Some of the neighbors were helping: “The Niewiadomskis were on the other side of the hall. I don’t remember the reason, but Alicja left the apartment, she was running and those Niewiadomskis [took her in]. There was some sort of commotion, about Germans or something. So the neighbors took her in. Because they thought they were coming for us.”
The Blackmailers
Wacława relates a situation when three strange men, speaking German, came and threatened to take Alicja to the Gestapo. “One German came, and I think two or three Poles. One was in a uniform, the rest in civilian clothing. … Alicja was standing by the wardrobe and taking some things out. And that one man says: “Das ist diese”- and he pointed to me first. She was hidden behind that wardrobe. And only when he noticed her, he must’ve known who they were there for, he then said: “Nein, nein, das ist diese.” And goes up to her. And goes on, that she’s Jewish, she’s to dress and come with them, they’re taking her ... She already had the fake ID. He said: ‘Well, you have very good documents, but unfortunately they know it at the Gestapo, too.’ And that they had the Jewish girl. And mom said, right, friends, the daughter was crying that she was in danger. And I started crying. I started crying, I threw myself on the bad. And the one who was speaking Polish came to me and said: ‘What, you’re crying? You’re crying for a Jewess?’ And I said: ‘Why, you can’t love a Jewish girl?’ He says: ‘If it was the opposite situation, she wouldn’t cry for you.’ And until today, as long as Alicja was alive, she remembered this. And naturally we gave them some money. Mom made a deal with them. They left us without a penny. What I had, I was saving up to buy a coat.”
Help
On one occasion Ładysława and Wacława Trzebuchowska took in for the night the daughter of an acquainted shoemaker who had escaped from the ghetto. Another time, they helped a group of Jews:
“We were living in the fourth floor, right away there was the staircase, this so-called garret, the attic. And there, in that garret, a few Jews stayed the night. They hid, they couldn’t go to the ghetto, because it was past the curfew. So we made some tea, gave them what food we had, and they went to the garret, until the time the janitor opened the gate.”
Leaving Warsaw
Eight days after the beginning of the Uprising the three women wound up in the Pruszków camp, and later in Świdnica. Initially they worked at a glove factory, and later in the Heliowat Wörke munitions factory for nine months.

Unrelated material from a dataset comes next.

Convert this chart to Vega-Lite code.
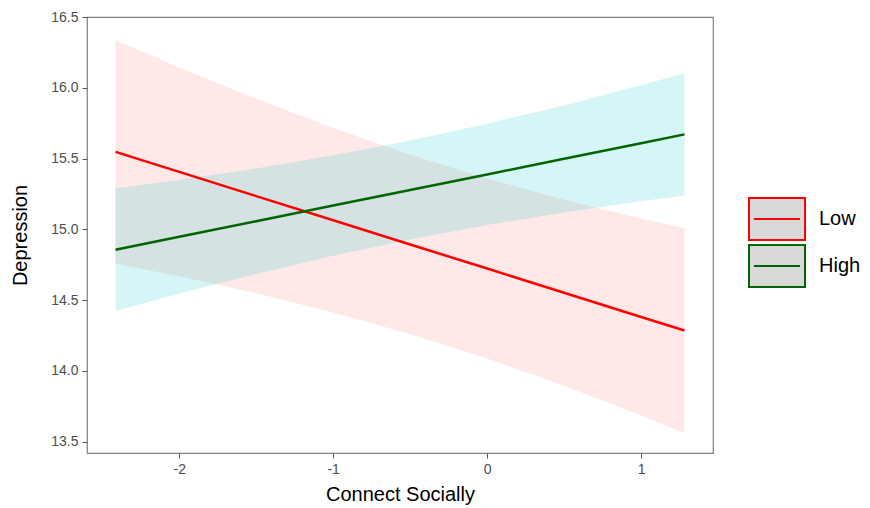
{
  "$schema": "https://vega.github.io/schema/vega-lite/v6.json",
  "width": 626,
  "height": 436,
  "autosize": {"type": "none"},
  "padding": {"left": 87, "top": 17, "right": 157, "bottom": 55},
  "background": "white",
  "config": {
    "view": {"stroke": "#808080", "strokeWidth": 1.2},
    "font": "Liberation Sans",
    "axis": {
      "domain": false,
      "grid": false,
      "ticks": true,
      "tickColor": "#555555",
      "tickSize": 5,
      "labelColor": "#4d4d4d",
      "labelFontSize": 14,
      "labelFont": "Liberation Sans",
      "titleFont": "Liberation Sans",
      "titleFontSize": 20,
      "titleFontWeight": "normal",
      "titleColor": "#000000"
    }
  },
  "data": {
    "values": [
      {"x": -2.414, "group": "Low", "fit": 15.547, "lo": 14.757, "hi": 16.337},
      {"x": -2.0, "group": "Low", "fit": 15.406, "lo": 14.668, "hi": 16.144},
      {"x": -1.5, "group": "Low", "fit": 15.235, "lo": 14.548, "hi": 15.922},
      {"x": -1.0, "group": "Low", "fit": 15.064, "lo": 14.412, "hi": 15.716},
      {"x": -0.5, "group": "Low", "fit": 14.893, "lo": 14.259, "hi": 15.527},
      {"x": 0.0, "group": "Low", "fit": 14.723, "lo": 14.087, "hi": 15.359},
      {"x": 0.5, "group": "Low", "fit": 14.552, "lo": 13.895, "hi": 15.209},
      {"x": 1.0, "group": "Low", "fit": 14.381, "lo": 13.685, "hi": 15.077},
      {"x": 1.282, "group": "Low", "fit": 14.285, "lo": 13.560, "hi": 15.010},
      {"x": -2.414, "group": "High", "fit": 14.856, "lo": 14.424, "hi": 15.288},
      {"x": -2.0, "group": "High", "fit": 14.947, "lo": 14.546, "hi": 15.348},
      {"x": -1.5, "group": "High", "fit": 15.057, "lo": 14.684, "hi": 15.430},
      {"x": -1.0, "group": "High", "fit": 15.168, "lo": 14.813, "hi": 15.523},
      {"x": -0.5, "group": "High", "fit": 15.278, "lo": 14.928, "hi": 15.628},
      {"x": 0.0, "group": "High", "fit": 15.388, "lo": 15.030, "hi": 15.746},
      {"x": 0.5, "group": "High", "fit": 15.498, "lo": 15.119, "hi": 15.877},
      {"x": 1.0, "group": "High", "fit": 15.608, "lo": 15.198, "hi": 16.018},
      {"x": 1.282, "group": "High", "fit": 15.671, "lo": 15.239, "hi": 16.103}
    ]
  },
  "encoding": {
    "x": {
      "field": "x",
      "type": "quantitative",
      "title": "Connect Socially",
      "scale": {"domain": [-2.599, 1.467], "nice": false, "zero": false},
      "axis": {"values": [-2, -1, 0, 1], "labelExpr": "'' + datum.value", "labelPadding": 4, "titlePadding": 8}
    }
  },
  "layer": [
    {
      "transform": [{"filter": "datum.group === 'Low'"}],
      "mark": {"type": "area", "fill": "#F8766D", "fillOpacity": 0.16, "strokeWidth": 0},
      "encoding": {
        "y": {
          "field": "lo",
          "type": "quantitative",
          "title": "Depression",
          "scale": {"domain": [13.42, 16.5], "nice": false, "zero": false},
          "axis": {"values": [13.5, 14.0, 14.5, 15.0, 15.5, 16.0, 16.5], "format": ".1f", "labelPadding": 4, "titlePadding": 20}
        },
        "y2": {"field": "hi"}
      }
    },
    {
      "transform": [{"filter": "datum.group === 'High'"}],
      "mark": {"type": "area", "fill": "#00BFC4", "fillOpacity": 0.16, "strokeWidth": 0},
      "encoding": {
        "y": {"field": "lo", "type": "quantitative"},
        "y2": {"field": "hi"}
      }
    },
    {
      "mark": {"type": "line", "strokeWidth": 2.5},
      "encoding": {
        "y": {"field": "fit", "type": "quantitative"},
        "stroke": {
          "field": "group",
          "type": "nominal",
          "scale": {"domain": ["Low", "High"], "range": ["#ff0000", "#006400"]},
          "legend": {
            "title": null,
            "orient": "none",
            "legendX": 668,
            "legendY": 180,
            "symbolType": "M-1.333,-1H1.333V1H-1.333Z M-1.1,0H1.1",
            "symbolSize": 1764,
            "symbolStrokeWidth": 2,
            "symbolFillColor": "#d9d9d9",
            "labelFontSize": 20,
            "labelColor": "#000000",
            "labelFont": "Liberation Sans",
            "labelOffset": 20,
            "rowPadding": -5,
            "encode": {
              "symbols": {"update": {"fill": {"value": "#d9d9d9"}, "fillOpacity": {"value": 1}, "strokeWidth": {"value": 2}}}
            }
          }
        }
      }
    }
  ]
}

Alicja used documents in the name “Alicja Trzebuchowska” and was introduced as Wacława’s sister. Although Wacława had an opportunity to leave the camp, she decided to stay because of her mother and Alicja.
After the War
After the war the three women returned to Chodecz. A squad of Soviet soldiers was stationed there. One of the men, Salek Reicher, became Alicja’s husband. They moved to Wrocław. In 1946 their son Samuel was born. In the 1950s they emigrated to Israel, and subsequently settled in Brazil.
Initially Wacława and Alicja maintained regular contacts; later the contact faded, and it was only years later that they reconnected.
The Reichers visited Poland on three occasions, in 1987, 1988, and 1990. During their first visit, Alicja wrote down the statement which constituted the grounds for awarding Wacława and Ładysława titles of Righteous Among the Nations.
“They read out my name, for me to receive it, and I said I was happy and proud that I was able to save at least one human life.’ ”
Alicja Reicher died in Brazil in 2004.